Hummingbird statuary in the Mindo town square
Seriously, I’ve never visited a town so welcoming to birdwatchers. Resplendent avian artwork illustrated most surfaces, advertisements for eco-attractions lined the main drag, and tourists openly ogled avifauna in the street. OK, David Ringer and I were the ones wielding binoculars in broad daylight but the important point is that the locals didn’t mind! Birding is both business and pleasure in Mindo, home of the biggest Christmas Bird Count list in the Americas (this year’s 420 species was just shy of their record 425.)
Anyway, birding a scrubby, undeveloped corner lot turned out to be quite productive, producing birds I didn’t see elsewhere in Ecuador. One surprisingly elusive species, believe it or not, was Shiny Cowbird, which did quite well in town. Smooth-billed Anis, Squirrel Cuckoos, and Lemon-rumped Tanagers also appreciated the civilized environment. My favorite Mindo bird, and I’m truly shocked to be admitting this, was a tyrannulet. In November 2008, I had the dubious pleasure of viewing my first Northern Beardless-Tyrannulet at Bentsen-Rio Grande Valley State Park. The experience of that particular species was so underwhelming that I’ve disparaged beardless-tyrannulets ever since. Well, the charming little Southern Beardless-Tyrannulet made me take all crass remarks back. This little tyrant has character!

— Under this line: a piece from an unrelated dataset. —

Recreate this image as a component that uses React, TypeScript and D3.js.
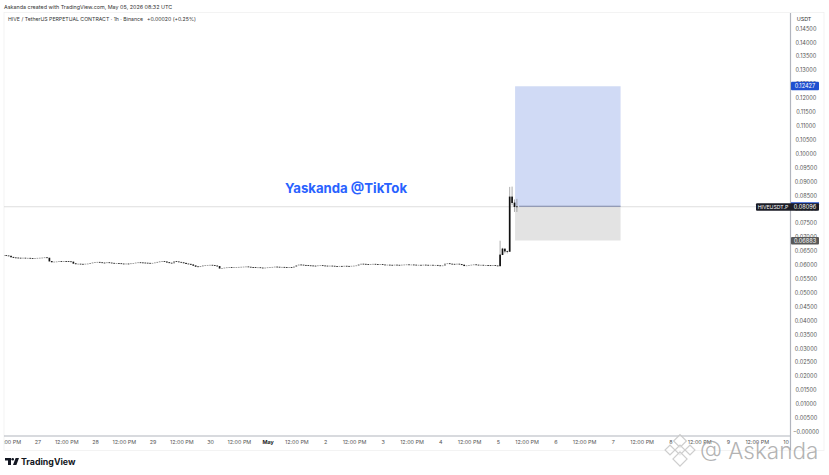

The long grasses and weeds lining most lots were superior habitat for seedeaters and grassquits. The latter were easy to identify, as Yellow-faced and Blue-Black Grassquits are, in this range, unmistakable.
Seedeaters, even the ones that are sometimes identified as grassquits, can be much more challenging. Do you dare identify this bird?
At least adult male Yellow-bellied Seedeaters are easy to pick out.
Speaking of yellow, we stayed overnight in Mindo at Hacienda San Vicente, affectionately known as the Yellow House. Renato spoke very highly of the proprietresses, with, we soon learned, very good reason. The “Three Marias,” a mother and her two daughters, were warm and accommodating, evincing a strong interest in all aspects of ecotourism and nature appreciation. The grounds of the Yellow House were beautiful, but we regrettably had no time to explore the extensive trails. Too bad, since the hacienda attracts hundreds of birds, including owls, nightjars, and potoos. We did make a quick night run in hopes of spotting one of the local potoos but failed. On the bright side, we did get great headlight-illuminated looks at an Armadillo crossing the road; when I lived in Texas, the only armadillos I saw were ex-armadillos, if you know what I mean.